Concentric Circle Theory, one of the earliest in sociology, predicts that urban social structures develop in concentric circles about a city's center. Applying this theory, city planners, corporations and even individuals can better use a city's resources.
Sociologist Ernest Burgess first proposed the Concentric Circle Theory in 1925. His theory was among the first to explain urban social structure and its evolution. Noting that concentric bands of similar land use seemed to arise without planning about the city center, Burgess argued that such growth could be forecast.
The Concentric Circle Theory provides for five zones: the central business district, the transition zone with both residential and commercial uses, the inner city (lower class), the outer suburbs (middle class), and the commuters zone (upper class). The central business district is composed of the city administration and the major business. The spokes of the commuting systems meet here. The most valuable real estate tends to be here. The transition zone bridges the commercial and residential areas. Lighter commercial endeavors exist side by side with inexpensive housing. The inner city provides housing for those who must rely on central transportation, such as buses and light rail, and lower housing prices. The suburbs provide better housing at higher prices for those who can take advantage of some commuting, usually by personal motor vehicle. The commuter zone provides upscale housing with long commutes. Housing prices are high. Commutes in the larger metropolitan area may be over an hour each way.
Organization From Chaos
The underlying challenge to the theory is explaining how a set of vastly different actors, each with his own agenda, organize this way without planning. For example, an expanding business might seek available land while a housing developer might seek the same land.

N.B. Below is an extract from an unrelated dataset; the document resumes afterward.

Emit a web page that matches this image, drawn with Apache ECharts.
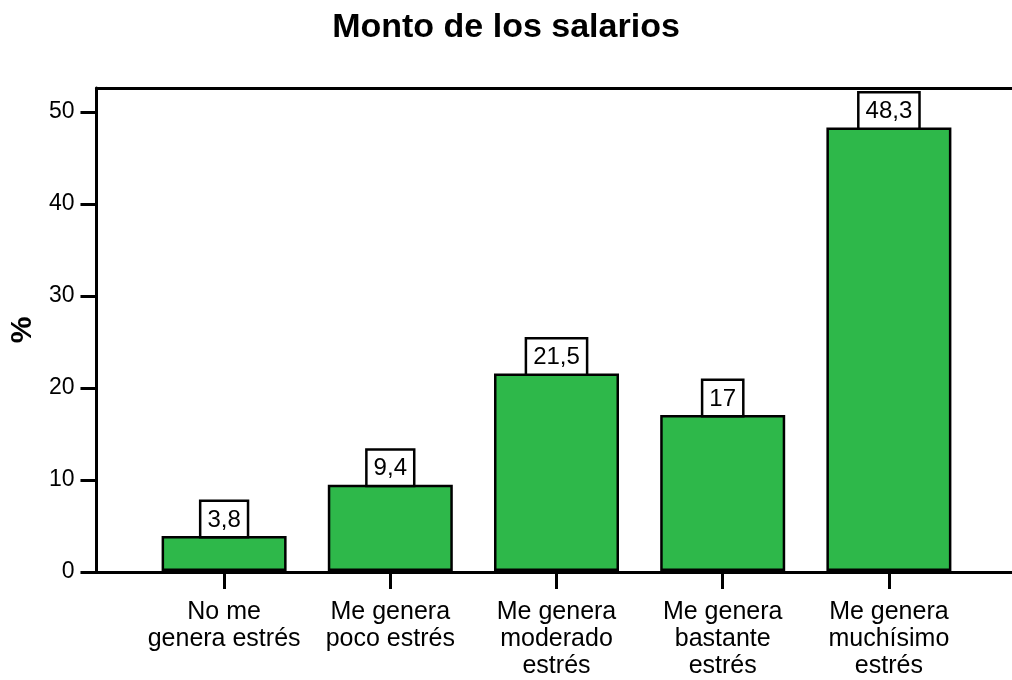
<!DOCTYPE html>
<html>
<head>
<meta charset="utf-8">
<script src="https://cdn.jsdelivr.net/npm/echarts@6/dist/echarts.min.js"></script>
<style>
  html, body { margin: 0; padding: 0; background: #fff; }
  #chart { width: 1012px; height: 680px; }
</style>
</head>
<body>
<div id="chart"></div>
<script>
var categories = [
  'No me\ngenera estrés',
  'Me genera\npoco estrés',
  'Me genera\nmoderado\nestrés',
  'Me genera\nbastante\nestrés',
  'Me genera\nmuchísimo\nestrés'
]
var percentages = [3.8, 9.4, 21.5, 17, 48.3]
var yTicks = [0, 10, 20, 30, 40, 50]

var font = 'Liberation Sans, Arial, sans-serif'
var yMax = 52.6
var blackLine = { color: '#000', width: 3 }

var chart = echarts.init(document.getElementById('chart'))
chart.setOption({
  animation: false,
  title: {
    text: 'Monto de los salarios',
    left: 'center',
    top: 6,
    textStyle: { fontFamily: font, fontSize: 34, fontWeight: 'bold', color: '#000' }
  },
  grid: [
    // frame: left axis plus top and bottom lines running to the right edge
    { left: 94, right: 0, top: 88, bottom: 108 },
    // bars
    { left: 141, right: 40, top: 88, bottom: 108 }
  ],
  xAxis: [
    {
      gridIndex: 0, type: 'value', min: 0, max: 1, position: 'bottom',
      axisLine: { show: true, lineStyle: blackLine },
      axisTick: { show: false }, axisLabel: { show: false }, splitLine: { show: false }
    },
    {
      gridIndex: 0, type: 'value', min: 0, max: 1, position: 'top',
      axisLine: { show: true, lineStyle: blackLine },
      axisTick: { show: false }, axisLabel: { show: false }, splitLine: { show: false }
    },
    {
      gridIndex: 1,
      type: 'category',
      data: categories,
      axisLine: { show: false },
      axisTick: { show: true, alignWithLabel: true, length: 18, lineStyle: blackLine },
      axisLabel: {
        interval: 0,
        margin: 28,
        color: '#000',
        fontFamily: font,
        fontSize: 25,
        lineHeight: 27,
        verticalAlign: 'top'
      }
    }
  ],
  yAxis: [
    {
      gridIndex: 0,
      type: 'value',
      min: 0,
      max: yMax,
      name: '%',
      nameLocation: 'middle',
      nameGap: 54,
      nameTextStyle: { fontFamily: font, fontSize: 30, fontWeight: 'bold', color: '#000' },
      splitLine: { show: false },
      axisLine: { show: true, lineStyle: blackLine },
      axisTick: { show: true, length: 16, customValues: yTicks, lineStyle: blackLine },
      axisLabel: { customValues: yTicks, margin: 22, color: '#000', fontFamily: font, fontSize: 23 }
    },
    { gridIndex: 1, type: 'value', min: 0, max: yMax, show: false, splitLine: { show: false } }
  ],
  series: [
    {
      type: 'bar',
      xAxisIndex: 2,
      yAxisIndex: 1,
      data: percentages,
      barWidth: 125,
      itemStyle: { color: '#2EB84A', borderColor: '#000', borderWidth: 2.5 },
      label: {
        show: true,
        position: 'top',
        distance: 0,
        formatter: function (p) { return String(p.value).replace('.', ',') },
        color: '#000',
        fontFamily: font,
        fontSize: 24,
        lineHeight: 28,
        backgroundColor: '#fff',
        borderColor: '#000',
        borderWidth: 2.5,
        padding: [4, 6, 2, 6]
      }
    }
  ]
})
</script>
</body>
</html>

Real estate agents, city planners, housing developers, and even individuals apply this theory. Real estate agents will show houses in the band that matches the potential buyer's needs. City planners create zoning ordinances to foster better use while recognizing the underlying forces. Housing developers develop similar housing in bands about the city. Individuals select their homes from the band around the city that best fits their needs. Even infrastructure obeys this theory. Commuting lines move people into (and then back out of) the central business district across the bands. As cities grow, inner-belts and outer-belts move people along the bands.
Understanding that the organization of urban social structures comes about naturally, without the influence of city planners or corporations, provides important insight. While planners can control certain aspects, the basic organization evolves regardless of most efforts.
Improvements on the Concentric Circle Theory today help us to better predict urban social structures. Newer theories take into account businesses moving to the suburbs and urban renewal, which Concentric Circle Theory does not.
Concentric Circle Theory provided early insights into the organization of urban social structures. While today newer theories better describe this evolution, this theory was the first to explain that these structures arose naturally, without planning.